Retype nothing but the lines from the start of the material up to and including the line with "const trBlack = [5.0e-5, 6.1e-5, 7.1e-5, 8.7e-5, 1.07e-4];". Pictures don't belong in the copy.

++++ Data extract ++++

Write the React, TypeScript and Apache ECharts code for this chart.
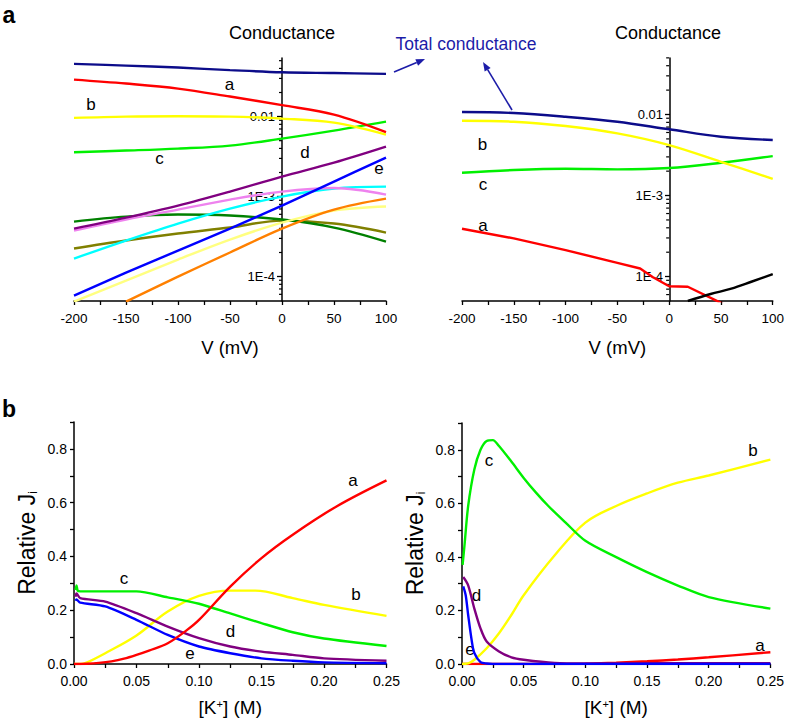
import React, { useEffect, useRef } from "react";
import * as echarts from "echarts";

const FONT = '"Liberation Sans", Arial, sans-serif';

// ---------- Panel a (left): conductance vs V ----------
const tlV = [-200, -150, -100, -50, 0, 50, 100];
const tlTotal = [0.0456, 0.0434, 0.041, 0.0381, 0.0358, 0.035, 0.0342];
const tlA = [0.029, 0.0259, 0.0224, 0.0178, 0.0139, 0.0106, 0.0064];
const tlB = [0.00963, 0.01, 0.0101, 0.01, 0.00944, 0.00841, 0.00596];
const tlC = [0.00358, 0.00376, 0.00398, 0.00434, 0.00531, 0.00668, 0.00866];
const tlD = [3.98e-4, 5.46e-4, 7.72e-4, 1.155e-3, 1.78e-3, 2.66e-3, 4.22e-3];
const tlPink = [3.76e-4, 5.16e-4, 6.88e-4, 9.17e-4, 1.155e-3, 1.28e-3, 1.06e-3];
const tlCyan = [1.68e-4, 2.82e-4, 4.6e-4, 7.08e-4, 1.0e-3, 1.26e-3, 1.33e-3];
const tlE = [5.79e-5, 1.12e-4, 2.11e-4, 3.98e-4, 7.72e-4, 1.54e-3, 3.07e-3];
const tlDarkGreen = [4.87e-4, 5.62e-4, 5.96e-4, 5.79e-4, 5.16e-4, 4.1e-4, 2.74e-4];
const tlOlive = [2.24e-4, 2.82e-4, 3.45e-4, 4.1e-4, 5.01e-4, 4.6e-4, 3.55e-4];
const tlLightYellow = [4.87e-5, 8.91e-5, 1.63e-4, 2.9e-4, 4.73e-4, 6.68e-4, 7.5e-4];
const tlOrangeV = [-150, -100, -50, 0, 50, 100];
const tlOrange = [4.87e-5, 1.0e-4, 2.0e-4, 3.98e-4, 6.88e-4, 9.44e-4];

// ---------- Panel a (right) ----------
const trV = [-200, -150, -100, -50, 0, 50, 100];
const trTotal = [0.01074, 0.01043, 0.00939, 0.00815, 0.00657, 0.00532, 0.00484];
const trB = [0.00838, 0.00815, 0.00721, 0.00586, 0.0042, 0.00261, 0.00161];
const trC = [1.912e-3, 2.065e-3, 2.14e-3, 2.106e-3, 2.19e-3, 2.54e-3, 3.07e-3];
const trAV = [-200, -150, -100, -50, -28, -16, 0, 18, 52];
const trA = [3.89e-4, 2.96e-4, 2.12e-4, 1.48e-4, 1.26e-4, 9.9e-5, 7.6e-5, 7.5e-5, 4.6e-5];
const trBlackV = [18, 40, 60, 80, 100];
const trBlack = [5.0e-5, 6.1e-5, 7.1e-5, 8.7e-5, 1.07e-4];

// minor tick positions of the logarithmic conductance axes
const logMinorTicks = [
  6e-5, 7e-5, 8e-5, 9e-5,
  2e-4, 3e-4, 4e-4, 5e-4, 6e-4, 7e-4, 8e-4, 9e-4,
  2e-3, 3e-3, 4e-3, 5e-3, 6e-3, 7e-3, 8e-3, 9e-3,
  2e-2, 3e-2, 4e-2, 5e-2,
];

// ---------- Panel b (left): relative J vs [K+] ----------
const blAK = [0, 0.01, 0.02, 0.03, 0.04, 0.05, 0.06, 0.075, 0.09, 0.1, 0.125, 0.15, 0.175, 0.21, 0.25];
const blA = [0, 0.001, 0.004, 0.01, 0.02, 0.034, 0.05, 0.077, 0.125, 0.164, 0.288, 0.394, 0.481, 0.586, 0.683];
const blBK = [0, 0.005, 0.01, 0.025, 0.05, 0.075, 0.1, 0.125, 0.145, 0.175, 0.2, 0.25];
const blB = [0, 0, 0.005, 0.04, 0.106, 0.195, 0.253, 0.273, 0.273, 0.245, 0.22, 0.179];
const blCK = [0.0012, 0.002, 0.003, 0.005, 0.02, 0.05, 0.075, 0.1, 0.125, 0.15, 0.175, 0.2, 0.25];
const blC = [0.275, 0.292, 0.272, 0.27, 0.27, 0.27, 0.248, 0.224, 0.188, 0.152, 0.118, 0.095, 0.067];
const blDK = [0.0012, 0.002, 0.005, 0.025, 0.05, 0.075, 0.1, 0.125, 0.15, 0.175, 0.2, 0.25];
const blD = [0.25, 0.262, 0.245, 0.232, 0.189, 0.139, 0.096, 0.065, 0.046, 0.034, 0.021, 0.012];
const blEK = [0.0012, 0.002, 0.005, 0.025, 0.05, 0.075, 0.1, 0.125, 0.15, 0.175, 0.2, 0.25];
const blE = [0.235, 0.24, 0.228, 0.214, 0.164, 0.108, 0.065, 0.04, 0.021, 0.012, 0.006, 0.003];

// ---------- Panel b (right) ----------
const brCK = [0.0005, 0.002, 0.005, 0.01, 0.015, 0.02, 0.025, 0.03, 0.04, 0.05, 0.06, 0.07, 0.084, 0.1, 0.125, 0.15, 0.175, 0.2, 0.25];
const brC = [0.37, 0.442, 0.59, 0.726, 0.8, 0.833, 0.836, 0.814, 0.756, 0.695, 0.64, 0.59, 0.528, 0.46, 0.399, 0.343, 0.293, 0.25, 0.207];
const brBK = [0, 0.005, 0.01, 0.02, 0.03, 0.04, 0.05, 0.075, 0.1, 0.125, 0.15, 0.175, 0.2, 0.25];
const brB = [0, 0.002, 0.016, 0.059, 0.115, 0.183, 0.257, 0.405, 0.528, 0.59, 0.637, 0.677, 0.704, 0.763];
const brDK = [0.001, 0.005, 0.01, 0.015, 0.02, 0.03, 0.04, 0.05, 0.075, 0.1, 0.15, 0.2, 0.25];
const brD = [0.325, 0.294, 0.207, 0.133, 0.084, 0.047, 0.025, 0.016, 0.004, 0.002, 0.003, 0.003, 0.003];
const brEK = [0.001, 0.003, 0.005, 0.008, 0.01, 0.015, 0.02, 0.03, 0.1, 0.25];
const brE = [0.29, 0.257, 0.183, 0.084, 0.041, 0.007, 0.002, 0, 0, 0];
const brAK = [0, 0.05, 0.1, 0.125, 0.15, 0.175, 0.2, 0.25];
const brA = [0, 0, 0.001, 0.005, 0.01, 0.017, 0.025, 0.044];

const vTicks = { min: -200, max: 100, interval: 50 };
const kTicks = { min: 0, max: 0.25, interval: 0.05 };

const C = {
  navy: "#0c0c8a",
  red: "#ff0000",
  yellow: "#ffff00",
  green: "#00f000",
  purple: "#800080",
  pink: "#ee82ee",
  cyan: "#00ffff",
  blue: "#0000ff",
  darkGreen: "#008000",
  olive: "#808000",
  lightYellow: "#ffff80",
  orange: "#ff8000",
  black: "#000000",
};

const zip = (xs: number[], ys: number[]) => xs.map((x, i) => [x, ys[i]]);

const line = (idx: number, xs: number[], ys: number[], color: string, smooth: number | false = 0.35) => ({
  type: "line",
  xAxisIndex: idx,
  yAxisIndex: idx,
  data: zip(xs, ys),
  symbol: "none",
  smooth,
  clip: true,
  silent: true,
  lineStyle: { color, width: 2.4 },
  itemStyle: { color },
});

const minorTickSeries = (idx: number) => ({
  type: "custom",
  xAxisIndex: idx,
  yAxisIndex: idx,
  silent: true,
  clip: false,
  data: logMinorTicks.map((v) => [0, v]),
  renderItem: (_p: any, api: any) => {
    const pt = api.coord([0, api.value(1)]);
    return {
      type: "line",
      shape: { x1: pt[0] - 3, y1: pt[1], x2: pt[0], y2: pt[1] },
      style: { stroke: "#000", lineWidth: 1.2 },
    };
  },
});

const axisLine = { show: true, onZero: false, lineStyle: { color: "#000", width: 1.5 } };

const logFmt = (v: number) => {
  const l = Math.log10(v);
  const r = Math.round(l);
  if (Math.abs(l - r) > 1e-6) return "";
  if (r === -2) return "0.01";
  if (r === -3 || r === -4) return "1E" + r;
  return "";
};

const vAxis = (gi: number) => ({
  type: "value",
  gridIndex: gi,
  ...vTicks,
  axisLine,
  axisTick: { show: true, length: 4, lineStyle: { color: "#000", width: 1.3 } },
  minorTick: { show: true, splitNumber: 2, length: 4, lineStyle: { color: "#000", width: 1.3 } },
  splitLine: { show: false },
  axisLabel: { color: "#000", fontSize: 13.5, fontFamily: FONT, margin: 10 },
  name: "V (mV)",
  nameLocation: "middle",
  nameGap: 37,
  nameTextStyle: { color: "#000", fontSize: 18.5, fontFamily: FONT },
});

const logAxis = (gi: number, min: number, max: number) => ({
  type: "log",
  logBase: 10,
  gridIndex: gi,
  min,
  max,
  splitNumber: 3,
  position: "left",
  offset: -208,
  axisLine: { show: true, onZero: false, lineStyle: { color: "#000", width: 1.5 } },
  axisTick: { show: true, length: 5, lineStyle: { color: "#000", width: 1.3 } },
  minorTick: { show: false },
  splitLine: { show: false },
  axisLabel: { color: "#000", fontSize: 13, fontFamily: FONT, margin: 7, formatter: logFmt, showMinLabel: false, showMaxLabel: false },
});

const kAxis = (gi: number) => ({
  type: "value",
  gridIndex: gi,
  ...kTicks,
  axisLine,
  axisTick: { show: true, length: 4, lineStyle: { color: "#000", width: 1.3 } },
  minorTick: { show: true, splitNumber: 2, length: 4, lineStyle: { color: "#000", width: 1.3 } },
  splitLine: { show: false },
  axisLabel: { color: "#000", fontSize: 14, fontFamily: FONT, margin: 10, formatter: (v: number) => v.toFixed(2) },
  name: "[K{sup|+}] (M)",
  nameLocation: "middle",
  nameGap: 34,
  nameTextStyle: {
    color: "#000",
    fontSize: 19,
    fontFamily: FONT,
    rich: { sup: { fontSize: 11, fontFamily: FONT, color: "#000", verticalAlign: "top", padding: [0, 0, 8, 0] } },
  },
});

const jAxis = (gi: number) => ({
  type: "value",
  gridIndex: gi,
  min: 0,
  max: 0.9,
  interval: 0.2,
  axisLine: { show: true, lineStyle: { color: "#000", width: 1.5 } },
  axisTick: { show: true, length: 4, lineStyle: { color: "#000", width: 1.3 } },
  minorTick: { show: true, splitNumber: 2, length: 4, lineStyle: { color: "#000", width: 1.3 } },
  splitLine: { show: false },
  axisLabel: {
    color: "#000",
    fontSize: 14,
    fontFamily: FONT,
    margin: 7,
    formatter: (v: number) => (v > 0.85 ? "" : v.toFixed(1)),
  },
  name: "Relative J{sub|i}",
  nameLocation: "middle",
  nameGap: 35,
  nameTextStyle: {
    color: "#000",
    fontSize: 23,
    fontFamily: FONT,
    rich: { sub: { fontSize: 12, fontFamily: FONT, color: "#000", verticalAlign: "bottom", padding: [12, 0, 0, 0] } },
  },
});

const txt = (text: string, x: number, y: number, size = 17, extra: any = {}) => ({
  type: "text",
  x,
  y,
  silent: true,
  style: {
    text,
    fill: extra.fill || "#000",
    font: `${extra.weight || "normal"} ${size}px ${FONT}`,
    fontSize: size,
    fontFamily: FONT,
    fontWeight: extra.weight || "normal",
    align: "center",
    verticalAlign: "middle",
    textAlign: "center",
    textVerticalAlign: "middle",
  },
});

const arrow = (x1: number, y1: number, x2: number, y2: number, color: string) => {
  const dx = x2 - x1;
  const dy = y2 - y1;
  const len = Math.hypot(dx, dy);
  const ux = dx / len;
  const uy = dy / len;
  const hl = 9;
  const hw = 3.5;
  const bx = x2 - ux * hl;
  const by = y2 - uy * hl;
  return [
    { type: "line", silent: true, shape: { x1, y1, x2: bx, y2: by }, style: { stroke: color, lineWidth: 1.6 } },
    {
      type: "polygon",
      silent: true,
      shape: { points: [[x2, y2], [bx - uy * hw, by + ux * hw], [bx + uy * hw, by - ux * hw]] },
      style: { fill: color },
    },
  ];
};

const BLUE_TXT = "#1c1ca8";

export default function App() {
  const ref = useRef<HTMLDivElement>(null);
  useEffect(() => {
    if (!ref.current) return;
    const chart = echarts.init(ref.current, undefined, { renderer: "svg" });
    const option: any = {
      animation: false,
      backgroundColor: "#fff",
      grid: [
        { left: 74, top: 58, width: 312, height: 243 },
        { left: 462, top: 58, width: 312, height: 243 },
        { left: 74, top: 422, width: 312.5, height: 242 },
        { left: 462, top: 423, width: 311.5, height: 243 },
      ],
      xAxis: [vAxis(0), vAxis(1), kAxis(2), kAxis(3)],
      yAxis: [logAxis(0, 4.95e-5, 0.054), logAxis(1, 5.0e-5, 0.0498), jAxis(2), jAxis(3)],
      series: [
        minorTickSeries(0),
        minorTickSeries(1),
        line(0, tlV, tlOlive, C.olive),
        line(0, tlV, tlDarkGreen, C.darkGreen),
        line(0, tlV, tlLightYellow, C.lightYellow),
        line(0, tlOrangeV, tlOrange, C.orange),
        line(0, tlV, tlCyan, C.cyan),
        line(0, tlV, tlPink, C.pink),
        line(0, tlV, tlE, C.blue),
        line(0, tlV, tlD, C.purple),
        line(0, tlV, tlC, C.green),
        line(0, tlV, tlB, C.yellow),
        line(0, tlV, tlA, C.red),
        line(0, tlV, tlTotal, C.navy),

        line(1, trV, trC, C.green),
        line(1, trV, trB, C.yellow),
        line(1, trAV, trA, C.red, false),
        line(1, trBlackV, trBlack, C.black),
        line(1, trV, trTotal, C.navy),

        line(2, blBK, blB, C.yellow),
        line(2, blCK, blC, C.green, 0.25),
        line(2, blDK, blD, C.purple, 0.25),
        line(2, blEK, blE, C.blue, 0.25),
        line(2, blAK, blA, C.red),

        line(3, brAK, brA, C.red),
        line(3, brBK, brB, C.yellow),
        line(3, brCK, brC, C.green, 0.3),
        line(3, brDK, brD, C.purple, 0.3),
        line(3, brEK, brE, C.blue, 0.3),
      ],
      graphic: [
        txt("a", 9, 15, 23, { weight: "bold" }),
        txt("b", 9, 409, 23, { weight: "bold" }),
        txt("Conductance", 282, 33, 18),
        txt("Conductance", 668, 33, 18),
        txt("Total conductance", 466, 44, 17.5, { fill: BLUE_TXT }),
        ...arrow(394, 72, 425, 59, BLUE_TXT),
        ...arrow(512, 110, 483, 62, BLUE_TXT),
        // panel a left labels
        txt("a", 229.5, 84.5),
        txt("b", 91, 104),
        txt("c", 159.5, 158.5),
        txt("d", 305, 152.5),
        txt("e", 379, 168),
        // panel a right labels
        txt("b", 482.5, 144),
        txt("c", 483, 184),
        txt("a", 483, 225),
        // panel b left labels
        txt("a", 353, 480),
        txt("b", 356, 594),
        txt("c", 124, 578),
        txt("d", 230.5, 631),
        txt("e", 190, 653),
        // panel b right labels
        txt("c", 489, 460),
        txt("b", 753, 450.5),
        txt("d", 476.5, 595),
        txt("e", 470, 649),
        txt("a", 760, 645),
      ],
    };
    chart.setOption(option);
    return () => chart.dispose();
  }, []);
  return (
    <div
      ref={ref}
      style={{ position: "fixed", left: 0, top: 0, width: 787, height: 718, background: "#fff" }}
    />
  );
}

++++

**Solution**
Write the React, TypeScript and Apache ECharts code for this chart.
import React, { useEffect, useRef } from "react";
import * as echarts from "echarts";

const FONT = '"Liberation Sans", Arial, sans-serif';

// ---------- Panel a (left): conductance vs V ----------
const tlV = [-200, -150, -100, -50, 0, 50, 100];
const tlTotal = [0.0456, 0.0434, 0.041, 0.0381, 0.0358, 0.035, 0.0342];
const tlA = [0.029, 0.0259, 0.0224, 0.0178, 0.0139, 0.0106, 0.0064];
const tlB = [0.00963, 0.01, 0.0101, 0.01, 0.00944, 0.00841, 0.00596];
const tlC = [0.00358, 0.00376, 0.00398, 0.00434, 0.00531, 0.00668, 0.00866];
const tlD = [3.98e-4, 5.46e-4, 7.72e-4, 1.155e-3, 1.78e-3, 2.66e-3, 4.22e-3];
const tlPink = [3.76e-4, 5.16e-4, 6.88e-4, 9.17e-4, 1.155e-3, 1.28e-3, 1.06e-3];
const tlCyan = [1.68e-4, 2.82e-4, 4.6e-4, 7.08e-4, 1.0e-3, 1.26e-3, 1.33e-3];
const tlE = [5.79e-5, 1.12e-4, 2.11e-4, 3.98e-4, 7.72e-4, 1.54e-3, 3.07e-3];
const tlDarkGreen = [4.87e-4, 5.62e-4, 5.96e-4, 5.79e-4, 5.16e-4, 4.1e-4, 2.74e-4];
const tlOlive = [2.24e-4, 2.82e-4, 3.45e-4, 4.1e-4, 5.01e-4, 4.6e-4, 3.55e-4];
const tlLightYellow = [4.87e-5, 8.91e-5, 1.63e-4, 2.9e-4, 4.73e-4, 6.68e-4, 7.5e-4];
const tlOrangeV = [-150, -100, -50, 0, 50, 100];
const tlOrange = [4.87e-5, 1.0e-4, 2.0e-4, 3.98e-4, 6.88e-4, 9.44e-4];

// ---------- Panel a (right) ----------
const trV = [-200, -150, -100, -50, 0, 50, 100];
const trTotal = [0.01074, 0.01043, 0.00939, 0.00815, 0.00657, 0.00532, 0.00484];
const trB = [0.00838, 0.00815, 0.00721, 0.00586, 0.0042, 0.00261, 0.00161];
const trC = [1.912e-3, 2.065e-3, 2.14e-3, 2.106e-3, 2.19e-3, 2.54e-3, 3.07e-3];
const trAV = [-200, -150, -100, -50, -28, -16, 0, 18, 52];
const trA = [3.89e-4, 2.96e-4, 2.12e-4, 1.48e-4, 1.26e-4, 9.9e-5, 7.6e-5, 7.5e-5, 4.6e-5];
const trBlackV = [18, 40, 60, 80, 100];
const trBlack = [5.0e-5, 6.1e-5, 7.1e-5, 8.7e-5, 1.07e-4];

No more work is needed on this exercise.